Taiwan’s LPF puts US$2bn of mandates up for tender
27 February 2013
News, Asia, Taiwan
By Hui Ching-hoo
Taiwan’s Labor Pension Fund (LPF) announced on Tuesday (February 26) that it has put NT$60 billion (US$2 billion) worth of domestic market (absolute return) mandates, stemming from the Old and New schemes, up for tender.
The LPF will tender the $30 billion mandate from the New scheme to six domestic asset managers. Each will receive $5 billion. The $30 billion mandate from the Old scheme will also be granted to six local fund managers, with each manager also being awarded $5 billion.

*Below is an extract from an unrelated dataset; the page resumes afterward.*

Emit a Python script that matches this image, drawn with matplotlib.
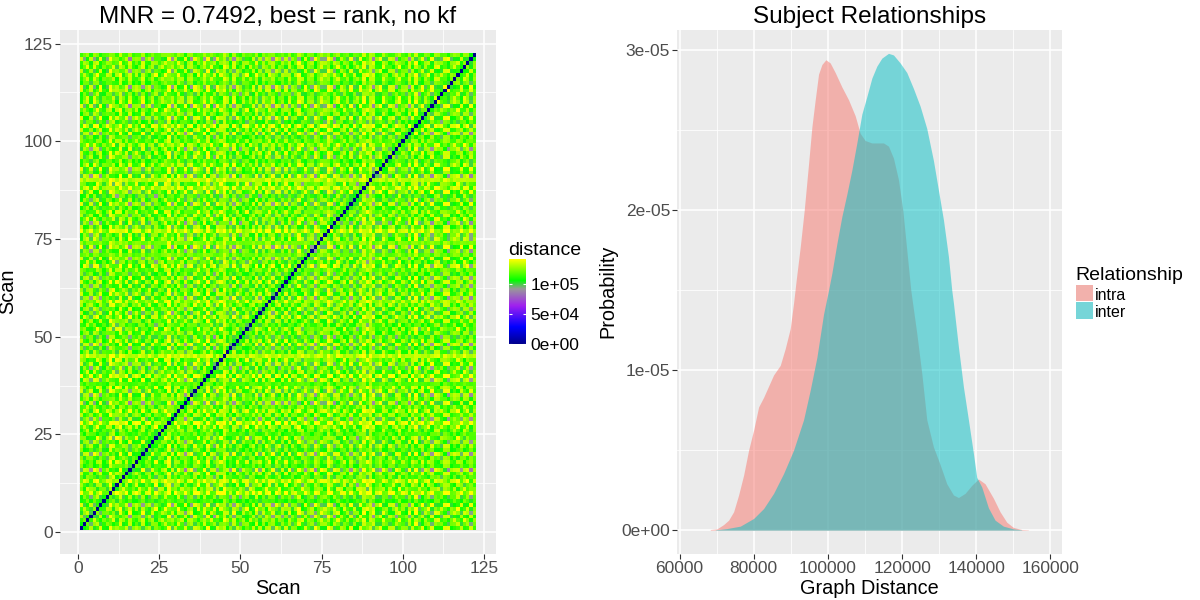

The Labor Pension Fund Supervisory Committee (LPFSC) stipulates that the outsourced domestic fund manager should achieve an investment target of at least 9% per annum. The duration of the appointment is four years. Applicants are required to submit their applications between February 26 and March 18.The committee will carry out first and second phase due diligence between March 19 and April 22.
The recruitment came after LPF’s Old scheme handed out US$1 billion in domestic market (absolute return) mandates to six local managers: Cathay, HSBC Global Asset Management (Taiwan), President, ING, Capital, and Prudential last April. Each received US$160 million. The managers had recorded an accumulated loss of 0.13% as of the end of October 2012.